Mef wrote:...
A while back in one of these discussions I went through and totaled up the statistics on a month of admin activity. Given that the only things that are logged are events that actually require using admin powers (bans / eventing games / approving avatars / etc). That's where the 30% figure and my ballpark estimate for 100 bans/week come from.
OK, so to clarify, the items that this statistic covers are (as from your post):
* Managing KGS+
* Approving user avatars
* Announcing and flagging event games
* Deranking rank cheaters
* Banning
So for a particular month, some time in the past, you counted all of the log messages for each of these categories, and about 30% of that count was for banning. Given that your count of 100 bans/week was also from that sample, we can infer that there were approximately 400 bans in the month.

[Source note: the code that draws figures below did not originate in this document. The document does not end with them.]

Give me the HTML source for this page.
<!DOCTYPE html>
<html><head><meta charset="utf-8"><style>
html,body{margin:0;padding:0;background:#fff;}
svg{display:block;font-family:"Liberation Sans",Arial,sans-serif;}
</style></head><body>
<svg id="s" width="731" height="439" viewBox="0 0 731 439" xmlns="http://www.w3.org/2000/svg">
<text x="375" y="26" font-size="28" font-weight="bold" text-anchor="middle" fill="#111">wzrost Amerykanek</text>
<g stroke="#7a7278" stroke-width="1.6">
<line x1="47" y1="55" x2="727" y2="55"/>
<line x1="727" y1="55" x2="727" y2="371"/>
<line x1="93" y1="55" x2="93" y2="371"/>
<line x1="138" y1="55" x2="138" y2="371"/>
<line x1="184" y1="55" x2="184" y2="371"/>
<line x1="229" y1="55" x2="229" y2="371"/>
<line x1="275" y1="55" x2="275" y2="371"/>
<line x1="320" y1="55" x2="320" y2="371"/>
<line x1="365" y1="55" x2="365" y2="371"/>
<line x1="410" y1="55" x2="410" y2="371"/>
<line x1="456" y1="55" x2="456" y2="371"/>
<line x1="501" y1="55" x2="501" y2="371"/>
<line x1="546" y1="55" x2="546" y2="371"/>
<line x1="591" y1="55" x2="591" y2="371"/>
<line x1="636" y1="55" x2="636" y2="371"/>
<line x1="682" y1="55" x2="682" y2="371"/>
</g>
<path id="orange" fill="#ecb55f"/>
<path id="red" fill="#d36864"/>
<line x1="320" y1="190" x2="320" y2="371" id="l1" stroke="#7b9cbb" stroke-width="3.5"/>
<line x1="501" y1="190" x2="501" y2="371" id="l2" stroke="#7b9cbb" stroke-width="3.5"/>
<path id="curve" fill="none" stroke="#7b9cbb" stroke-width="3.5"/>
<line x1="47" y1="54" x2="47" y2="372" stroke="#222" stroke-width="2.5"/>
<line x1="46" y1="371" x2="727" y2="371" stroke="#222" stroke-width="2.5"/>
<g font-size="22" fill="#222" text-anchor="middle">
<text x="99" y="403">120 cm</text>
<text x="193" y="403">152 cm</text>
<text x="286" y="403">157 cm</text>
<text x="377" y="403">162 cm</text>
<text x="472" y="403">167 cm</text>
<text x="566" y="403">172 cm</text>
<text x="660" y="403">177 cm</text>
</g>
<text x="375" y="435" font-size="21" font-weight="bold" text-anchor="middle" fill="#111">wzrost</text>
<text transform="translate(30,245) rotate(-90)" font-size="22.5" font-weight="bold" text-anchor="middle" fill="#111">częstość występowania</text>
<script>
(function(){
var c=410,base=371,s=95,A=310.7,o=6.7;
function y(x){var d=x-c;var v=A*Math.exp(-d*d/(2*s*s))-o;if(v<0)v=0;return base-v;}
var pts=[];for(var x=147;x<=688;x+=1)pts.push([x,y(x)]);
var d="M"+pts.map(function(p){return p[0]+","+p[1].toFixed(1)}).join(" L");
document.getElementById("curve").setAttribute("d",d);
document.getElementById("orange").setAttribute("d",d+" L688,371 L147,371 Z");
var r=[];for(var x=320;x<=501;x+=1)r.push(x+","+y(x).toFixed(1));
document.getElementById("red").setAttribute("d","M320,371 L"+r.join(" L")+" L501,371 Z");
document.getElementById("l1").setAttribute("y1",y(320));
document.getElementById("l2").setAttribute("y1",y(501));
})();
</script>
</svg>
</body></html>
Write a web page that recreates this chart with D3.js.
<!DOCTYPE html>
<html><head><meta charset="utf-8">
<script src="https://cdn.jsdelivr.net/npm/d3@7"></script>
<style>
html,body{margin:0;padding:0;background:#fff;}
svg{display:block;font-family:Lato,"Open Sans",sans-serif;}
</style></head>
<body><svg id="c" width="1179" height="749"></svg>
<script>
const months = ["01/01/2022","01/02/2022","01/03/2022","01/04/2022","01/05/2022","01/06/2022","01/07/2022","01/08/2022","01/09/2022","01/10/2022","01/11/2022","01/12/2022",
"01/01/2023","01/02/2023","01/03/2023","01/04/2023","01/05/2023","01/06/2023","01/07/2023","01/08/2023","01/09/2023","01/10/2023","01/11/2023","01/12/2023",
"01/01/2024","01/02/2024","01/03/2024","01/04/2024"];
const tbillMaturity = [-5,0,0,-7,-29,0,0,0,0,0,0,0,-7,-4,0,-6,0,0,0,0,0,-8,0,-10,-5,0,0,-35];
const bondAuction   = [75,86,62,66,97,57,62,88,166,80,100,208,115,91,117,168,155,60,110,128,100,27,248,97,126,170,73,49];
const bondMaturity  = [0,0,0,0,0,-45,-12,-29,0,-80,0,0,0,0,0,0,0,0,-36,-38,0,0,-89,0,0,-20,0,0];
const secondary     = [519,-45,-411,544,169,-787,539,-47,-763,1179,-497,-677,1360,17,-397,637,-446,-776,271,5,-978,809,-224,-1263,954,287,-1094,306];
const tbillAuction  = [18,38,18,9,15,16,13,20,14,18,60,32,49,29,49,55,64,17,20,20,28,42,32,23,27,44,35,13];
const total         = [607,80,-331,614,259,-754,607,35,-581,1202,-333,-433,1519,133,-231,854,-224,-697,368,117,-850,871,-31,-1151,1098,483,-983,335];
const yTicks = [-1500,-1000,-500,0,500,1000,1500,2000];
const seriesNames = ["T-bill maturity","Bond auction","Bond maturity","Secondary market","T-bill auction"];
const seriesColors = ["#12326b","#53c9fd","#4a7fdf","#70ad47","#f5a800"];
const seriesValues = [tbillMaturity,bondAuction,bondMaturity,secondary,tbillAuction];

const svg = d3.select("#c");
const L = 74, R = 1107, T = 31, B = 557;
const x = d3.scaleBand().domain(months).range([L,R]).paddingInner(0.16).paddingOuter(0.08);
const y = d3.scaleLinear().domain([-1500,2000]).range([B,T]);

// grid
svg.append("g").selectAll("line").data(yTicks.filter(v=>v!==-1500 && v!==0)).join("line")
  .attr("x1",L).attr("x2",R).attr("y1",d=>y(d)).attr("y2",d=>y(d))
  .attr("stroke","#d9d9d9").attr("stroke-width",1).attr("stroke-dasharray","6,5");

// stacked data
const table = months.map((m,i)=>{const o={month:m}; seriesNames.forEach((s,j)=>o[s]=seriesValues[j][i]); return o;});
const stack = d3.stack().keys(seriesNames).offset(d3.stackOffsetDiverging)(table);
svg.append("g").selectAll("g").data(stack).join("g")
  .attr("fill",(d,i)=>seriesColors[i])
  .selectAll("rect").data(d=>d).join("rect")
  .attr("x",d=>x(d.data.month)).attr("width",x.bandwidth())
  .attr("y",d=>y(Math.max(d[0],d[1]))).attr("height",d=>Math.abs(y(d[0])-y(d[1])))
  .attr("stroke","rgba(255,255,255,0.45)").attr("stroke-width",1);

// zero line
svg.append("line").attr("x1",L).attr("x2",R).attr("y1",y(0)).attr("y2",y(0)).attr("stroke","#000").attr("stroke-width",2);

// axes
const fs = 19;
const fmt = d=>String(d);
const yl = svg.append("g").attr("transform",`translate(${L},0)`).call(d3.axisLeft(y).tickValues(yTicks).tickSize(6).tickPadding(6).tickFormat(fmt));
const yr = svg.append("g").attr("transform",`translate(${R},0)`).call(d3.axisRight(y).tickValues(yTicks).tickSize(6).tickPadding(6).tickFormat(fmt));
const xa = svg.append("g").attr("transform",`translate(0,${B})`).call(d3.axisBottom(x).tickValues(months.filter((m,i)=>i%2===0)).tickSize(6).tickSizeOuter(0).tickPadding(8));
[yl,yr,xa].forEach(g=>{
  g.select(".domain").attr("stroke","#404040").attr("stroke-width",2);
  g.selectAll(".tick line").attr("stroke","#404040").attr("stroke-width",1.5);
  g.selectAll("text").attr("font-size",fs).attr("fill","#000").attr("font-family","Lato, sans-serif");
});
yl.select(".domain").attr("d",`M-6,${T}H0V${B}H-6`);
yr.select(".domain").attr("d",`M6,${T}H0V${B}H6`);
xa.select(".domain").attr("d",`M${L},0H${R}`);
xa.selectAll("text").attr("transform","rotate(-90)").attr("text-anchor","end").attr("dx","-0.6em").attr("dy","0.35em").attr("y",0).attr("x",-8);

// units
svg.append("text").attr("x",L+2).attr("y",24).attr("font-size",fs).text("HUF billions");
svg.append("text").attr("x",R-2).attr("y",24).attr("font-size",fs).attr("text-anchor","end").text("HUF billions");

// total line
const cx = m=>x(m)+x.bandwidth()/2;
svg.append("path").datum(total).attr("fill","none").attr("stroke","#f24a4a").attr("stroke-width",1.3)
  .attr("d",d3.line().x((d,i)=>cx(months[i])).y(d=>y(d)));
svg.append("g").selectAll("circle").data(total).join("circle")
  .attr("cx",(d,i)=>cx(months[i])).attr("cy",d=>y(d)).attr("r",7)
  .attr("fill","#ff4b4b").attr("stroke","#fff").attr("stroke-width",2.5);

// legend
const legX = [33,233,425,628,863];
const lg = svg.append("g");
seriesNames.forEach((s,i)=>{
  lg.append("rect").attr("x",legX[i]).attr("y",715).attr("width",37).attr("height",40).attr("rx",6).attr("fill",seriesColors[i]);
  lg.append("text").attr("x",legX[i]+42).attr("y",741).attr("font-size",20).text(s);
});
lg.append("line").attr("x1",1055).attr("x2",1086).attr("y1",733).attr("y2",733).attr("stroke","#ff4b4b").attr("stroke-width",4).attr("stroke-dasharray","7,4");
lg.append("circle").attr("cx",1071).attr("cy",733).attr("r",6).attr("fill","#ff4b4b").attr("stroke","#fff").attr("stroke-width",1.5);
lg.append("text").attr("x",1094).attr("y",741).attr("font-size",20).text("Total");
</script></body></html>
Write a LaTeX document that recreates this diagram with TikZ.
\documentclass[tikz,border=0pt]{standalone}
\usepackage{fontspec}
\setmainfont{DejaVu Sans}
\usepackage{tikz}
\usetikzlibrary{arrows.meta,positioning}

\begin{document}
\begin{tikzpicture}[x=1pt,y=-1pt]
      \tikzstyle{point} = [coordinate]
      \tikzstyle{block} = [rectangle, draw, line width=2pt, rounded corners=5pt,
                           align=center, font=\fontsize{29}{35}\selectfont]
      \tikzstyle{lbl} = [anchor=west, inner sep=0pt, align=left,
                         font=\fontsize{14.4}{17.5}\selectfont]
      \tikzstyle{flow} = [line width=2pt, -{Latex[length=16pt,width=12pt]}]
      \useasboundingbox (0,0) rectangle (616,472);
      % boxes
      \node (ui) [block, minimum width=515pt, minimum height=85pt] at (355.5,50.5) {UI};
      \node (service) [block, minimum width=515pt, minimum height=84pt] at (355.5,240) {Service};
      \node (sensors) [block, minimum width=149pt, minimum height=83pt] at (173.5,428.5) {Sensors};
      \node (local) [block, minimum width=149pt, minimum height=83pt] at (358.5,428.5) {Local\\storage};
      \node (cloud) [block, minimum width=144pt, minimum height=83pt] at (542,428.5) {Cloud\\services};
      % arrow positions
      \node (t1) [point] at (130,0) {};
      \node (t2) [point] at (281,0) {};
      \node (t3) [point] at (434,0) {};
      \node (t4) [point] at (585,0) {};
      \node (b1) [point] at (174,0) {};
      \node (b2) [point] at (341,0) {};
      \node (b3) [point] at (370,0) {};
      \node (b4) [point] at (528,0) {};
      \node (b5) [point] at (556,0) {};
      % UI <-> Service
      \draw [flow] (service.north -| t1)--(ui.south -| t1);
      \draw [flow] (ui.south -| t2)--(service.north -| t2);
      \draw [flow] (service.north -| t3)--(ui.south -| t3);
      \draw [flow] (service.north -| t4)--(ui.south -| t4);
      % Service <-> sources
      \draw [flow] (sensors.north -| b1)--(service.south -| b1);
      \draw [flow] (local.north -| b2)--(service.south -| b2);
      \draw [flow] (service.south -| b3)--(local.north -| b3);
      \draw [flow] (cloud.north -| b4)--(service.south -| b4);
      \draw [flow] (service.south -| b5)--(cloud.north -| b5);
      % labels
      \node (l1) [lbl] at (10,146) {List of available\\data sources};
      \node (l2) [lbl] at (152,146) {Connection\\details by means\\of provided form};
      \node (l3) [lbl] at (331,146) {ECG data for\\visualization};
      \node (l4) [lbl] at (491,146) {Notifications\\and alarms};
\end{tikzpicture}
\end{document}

Minus any error in your approximation, this implies that there were at least 933 logged events from the categories that month:
* Managing KGS+
* Approving user avatars
* Announcing and flagging event games
* Deranking rank cheaters
From here on out, I am going to make a hypothetical analysis, which I believe to be fair. It's all I really can do because, as speedchase implied, the information about your particular sample can only really be known by you and anyone with whom you shared it.Looking at the
KGS Event Calendar, I see two events for the month of March. From the referenced SL page, the maximum number of events in a given month were 8. This is not comprehensive data, but let's say that there were more than the max number of events, say 10 events for the month of your sample. In my experience on KGS, event games are broadcast once, or maybe twice. I don't know what's involved in "flagging event games", but let's be generous and say that there are 10 things that an admin has to do for a given event game. That gives, at an optimistic maximum, 100 logged events in a given month.

This means that there were at least 833 logged events in that month for:
* Managing KGS+
* Approving user avatars
* Deranking rank cheaters
On KGS right now, there are 22 users marked with [-] and 19 with [?]. A deranked user cannot have a rank by his name, so assuming that half of the people logged onto KGS right now with [-] or [?] is a rank cheater, that's 20.5 users that have been deranked. I've been deranked by BigDoug before (not because I was a "rank cheater", but because he assumed I was cheating when I referenced my wife's KGS account), and even though I was not "rank cheating" at that time, it still took a couple of weeks for me to not be "deranked" (which was silly in itself!). I suspect most individuals that are deranked are deranked for longer than that, but let's assume that each of those 20.5 users from above that are "rank cheaters" right now are on average deranked for 2 weeks. Then in a given month, on average, let's say that there are 41 people that get deranked.
This means there were at least 792 logged events for:
* Managing KGS+
* Approving user avatars
It's approaching the end of March, and there are 13 KGS+ lectures in the lecture history. The month is about 74% over (23/31 for March 23rd). Extrapolating evenly to the end of the month, there's 17.52 lectures this month. Let's round it up to 20. I do not know what is meant by "Managing KGS+", but let's say that you have to do 5 logged events for a given KGS+ lecture. This gives 100 events a month for "Managing KGS+".
This leaves 692 logged events for:
* Approving user avatars
Summarizing this analysis points to the following approximate distribution:

If we measure admin utility by the number of events logged in this manner, clearly, the greatest utility is achieved in banning and approving avatars.
This analysis is obviously based on my personal
hypothetical estimates of the categories that you listed, to the aggregate of which banning constitutes at most 30%. Still, even with real "non-hypothetical" data, a sample size over a single month cannot be that much better of an estimate of the true "banning to other-activity" ratio.
A measure of logged events is also not a real indicator of the amount of effort or value that an admin gives to the server. For example, if approving a user avatar takes a couple of seconds of time (I've had avatars approved this quickly), the effort required to do this is clearly small. The benefit added to the server also cannot be measured simply by log messages that this was performed by a particular admin. Who is to say that the common public even agrees with the admin's discretion as to what images are "appropriate"? I've seen various approved avatars that are not family friendly in everyone's eyes (eg. women in scant clothing).
And this doesn't even begin to touch on the point that an aggregate measurement of admin activity does not imply that all admins perform a uniform distribution of the same types of tasks.
tl/dr: My arguments here are somewhat in jest, but only to illustrate the point that the question of an admin's value to the server, and/or the effort they exert, cannot be taken seriously from a 30-day sample of log files. Likewise, just throwing around a stat like that to try to strengthen the argument doesn't achieve its intended purpose.